Jakarta, FORTUNE - Mulai 1 Januari 2025, layanan digital internasional seperti Netflix dan Spotify akan dikenai Pajak Pertambahan Nilai (PPN) sebesar 12 persen, sejalan dengan kebijakan kenaikan tarif PPN yang telah ditetapkan oleh pemerintah. Hal tersebut dibenarkan oleh Direktur Jenderal Pajak Kementerian Keuangan (Kemenkeu), Suryo Utomo, saat ditanyai di kantor Kementerian Koordinator Bidang Perekonomian, Jakarta, Senin (16/12).
Dia juga menyebutkan bahwa kebijakan ini tidak hanya berlaku untuk Netflix, tetapi juga untuk layanan serupa seperti Spotify.
“Iya, sama,” tambah Suryo saat menjawab pertanyaan terkait layanan Spotify.
Pengenaan tarif baru ini merupakan bagian dari upaya pemerintah memperluas objek pajak dalam ekosistem perekonomian digital. Pemerintah memandang langkah ini merupakan cara meningkatkan penerimaan pajak sekaligus menciptakan keadilan antara pelaku usaha konvensional dan digital, menyusul kian tingginya penetrasi layanan digital di Indonesia.
Layanan digital yang ditawarkan oleh perusahaan global telah menjadi objek PPN sebesar 10 persen sejak 2020 melalui regulasi pajak digital. Dengan kenaikan tarif menjadi 12 persen pada 2025, pelanggan layanan seperti Netflix dan Spotify dipastikan akan merasakan kenaikan harga langganan yang mencerminkan beban pajak tersebut.
Pengenaan PPN 12 persen untuk kategori konsumsi premium
Pemerintah mengenakan PPN 12 Persen untuk barang dan jasa berkategori mewah dan dikonsumsi masyarakat mampu, selain pula mengenakannya pada layanan digital.
Sebagai contoh, ada empat kategori barang dan jasa premium yang bakal termasuk objek pajak PPN 12 persen.

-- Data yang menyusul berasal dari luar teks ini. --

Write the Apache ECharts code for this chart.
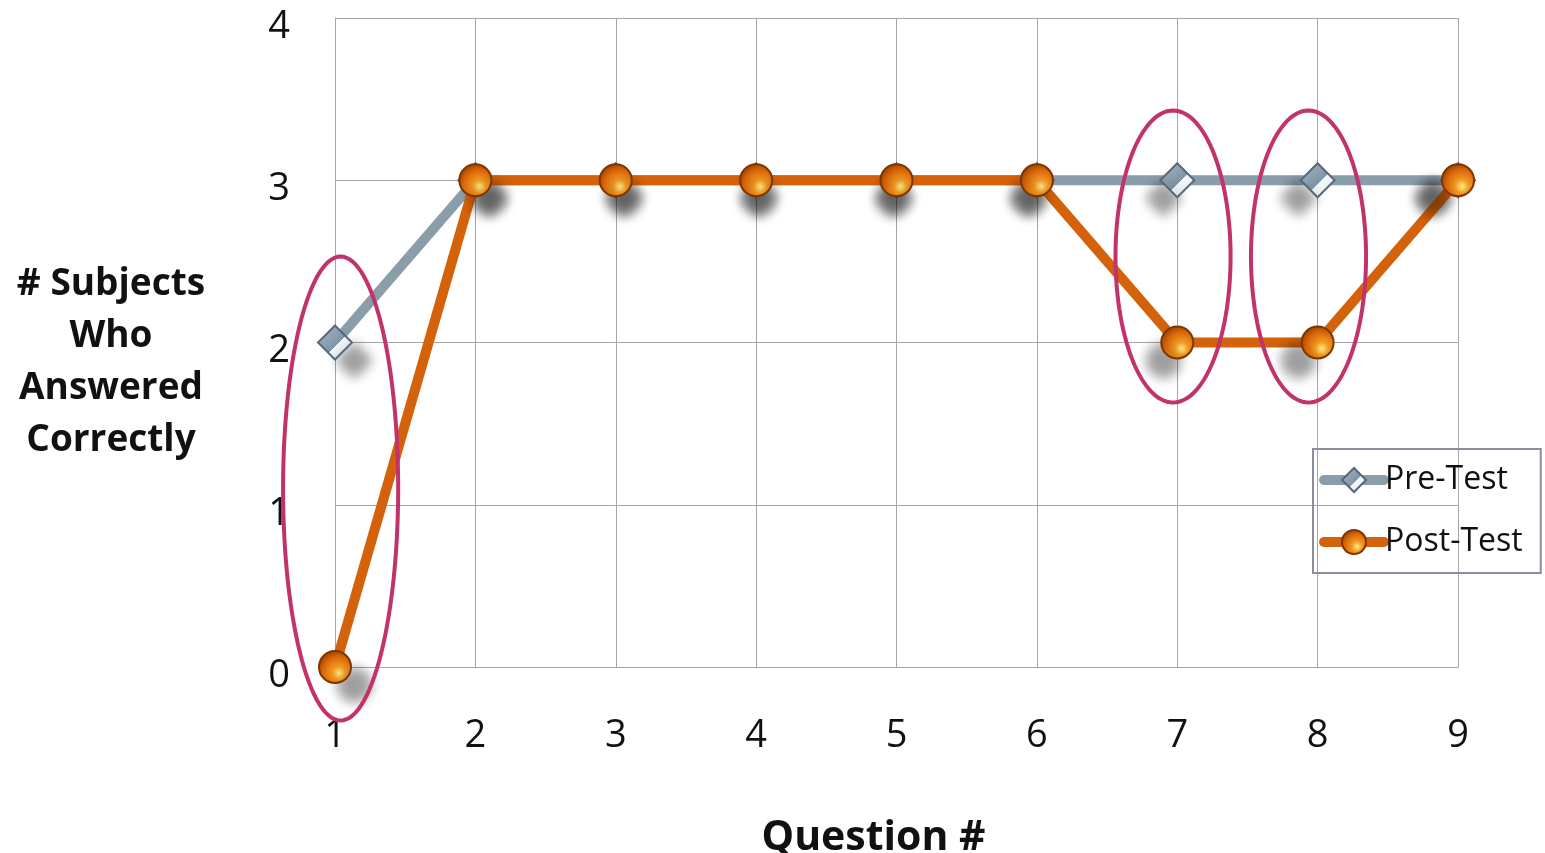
<!DOCTYPE html>
<html>
<head>
<meta charset="utf-8">
<script src="https://cdn.jsdelivr.net/npm/echarts@6/dist/echarts.min.js"></script>
<style>html,body{margin:0;padding:0;background:#fff}#c{width:1545px;height:853px}</style>
</head>
<body>
<div id="c"></div>
<script>
const categories = ['1','2','3','4','5','6','7','8','9'];
const preTest = [2,3,3,3,3,3,3,3,3];
const postTest = [0,3,3,3,3,3,2,2,3];
const yTicks = [0,1,2,3,4];
const yTitle = '# Subjects\nWho\nAnswered\nCorrectly';
const xTitle = 'Question #';
// highlighted questions: category index, y centre, y half-extent (data units)
const highlightIndex = [0, 6, 7];
const highlightYCenter = [1.1, 2.53, 2.53];
const highlightYHalf = [1.43, 0.9, 0.9];

const FONT = '"Open Sans", "Noto Sans", sans-serif';
const chart = echarts.init(document.getElementById('c'));

const orangeFill = {type:'radial', x:0.62, y:0.68, r:0.65, colorStops:[
  {offset:0, color:'#fff08a'},{offset:0.3, color:'#f59a22'},{offset:0.75, color:'#d9650a'},{offset:1, color:'#a84a00'}]};
const greyFill = {type:'linear', x:0, y:0, x2:1, y2:1, colorStops:[
  {offset:0, color:'#a9bac7'},{offset:0.55, color:'#7f95a6'},{offset:0.56, color:'#f4f8fb'},{offset:1, color:'#dbe5ec'}]};

function withShadow(values) {
  return values.map((v, i) => ({
    value: v,
    itemStyle: {shadowColor:'rgba(0,0,0,0.38)', shadowBlur:12,
      shadowOffsetX:(3.5 - i) * 5.5, shadowOffsetY:18}
  }));
}

chart.setOption({
  animation:false,
  title:{
    text:yTitle, left:106, top:253, textAlign:'center',
    textStyle:{fontFamily:FONT, fontSize:37, fontWeight:'bold', color:'#111', lineHeight:52, align:'center'}
  },
  grid:{left:335, top:18, right:87, bottom:186, containLabel:false, outerBoundsMode:'none'},
  legend:{
    orient:'vertical', left:1313, top:449,
    data:['Pre-Test','Post-Test'],
    borderColor:'#8c8c9c', borderWidth:2,
    padding:[15,18,15,6],
    itemWidth:60, itemHeight:30, itemGap:30,
    lineStyle:{width:10, cap:'round'},
    textStyle:{fontFamily:FONT, fontSize:32, color:'#111', padding:[0,0,0,-4]}
  },
  xAxis:{
    type:'category', data:categories, boundaryGap:false,
    name:xTitle, nameLocation:'middle', nameGap:151,
    nameTextStyle:{fontFamily:FONT, fontSize:41, fontWeight:'bold', color:'#111', padding:[0,46,0,0]},
    axisLine:{lineStyle:{color:'#a6a6a6', width:1}},
    axisTick:{show:false},
    axisLabel:{margin:50, fontFamily:FONT, fontSize:38, color:'#111'},
    splitLine:{show:true, lineStyle:{color:'#a6a6a6', width:1}}
  },
  yAxis:{
    type:'value', min:yTicks[0], max:yTicks[yTicks.length-1], interval:1,
    axisLine:{show:true, lineStyle:{color:'#a6a6a6', width:1}},
    axisTick:{show:false},
    axisLabel:{margin:45, fontFamily:FONT, fontSize:38, color:'#111', verticalAlign:'top', lineHeight:18},
    splitLine:{show:true, lineStyle:{color:'#a6a6a6', width:1}}
  },
  series:[
    {
      name:'Pre-Test', type:'line', data:withShadow(preTest),
      symbol:'diamond', symbolSize:34,
      lineStyle:{color:'#8a9daa', width:10},
      itemStyle:{color:greyFill, borderColor:'#56687a', borderWidth:2},
      z:2
    },
    {
      name:'Post-Test', type:'line', data:withShadow(postTest),
      symbol:'circle', symbolSize:32,
      lineStyle:{color:'#d4620a', width:10},
      itemStyle:{color:orangeFill, borderColor:'#7e3600', borderWidth:2},
      z:3
    },
    {
      name:'highlight', type:'custom', clip:false, silent:true, z:5,
      data: highlightIndex.map((q,k)=>[q, highlightYCenter[k], highlightYHalf[k]]),
      encode:{x:0, y:1},
      renderItem:function(params, api){
        const q = api.value(0);
        const c = api.coord([q, api.value(1)]);
        const step = api.coord([1,0])[0] - api.coord([0,0])[0];
        const unit = api.coord([0,0])[1] - api.coord([0,1])[1];
        const ry = api.value(2) * unit;
        const rx = step * 0.41;
        const cx = c[0] + (q === 0 ? 0.04 : (q === 6 ? -0.03 : -0.065)) * step;
        const pts = [];
        for (let t = 0; t < 120; t++) {
          const a = t / 120 * Math.PI * 2;
          pts.push([cx + rx * Math.cos(a), c[1] + ry * Math.sin(a)]);
        }
        return {type:'polygon', shape:{points:pts},
          style:{fill:'none', stroke:'#c2336b', lineWidth:4}};
      }
    }
  ]
});
</script>
</body>
</html>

Pertama, bahan makanan premium seperti beras premium, buah-buahan premium, daging premium (contoh: wagyu dan daging kobe), daging ikan (contoh: salmon premium dan tuna premium), serta udang dan crustacea premium (contoh: king crab).
Kedua, jasa pendidikan dengan standar internasional dengan biaya tinggi. Ketiga, jasa pelayanan kesehatan medis premium. Terakhir, listrik pelanggan rumah tangga 3.500-6.600 VA.
Pemerintah mempertimbangkan kebijakan PPN akan dikenakan pada barang-Barang Mewah yang sebelumnya dikecualikan karena mayoritas kelompok paling kaya, yakni desil 9 dan 10, adalah yang paling banyak menikmati fasilitas pembebasan PPN ini.
Masyarakat desil 9 dan 10 menikmati pembebasan PPN sekitar Rp 41,1 triliun, sedangkan masyarakat kelompok bawah hanya sedikit menikmati pembebasan PPN.
“Ini artinya pembebasan PPN kita kemudian lebih berpihak pada kelompok yang lebih mampu. Kita juga perlu untuk sedikit memperbaiki agar dalam hal ini azas gotong royong dan keadilan tetap terjaga,” kata Menteri Keuangan Sri Mulyani Indrawati pada kesempatan yang sama.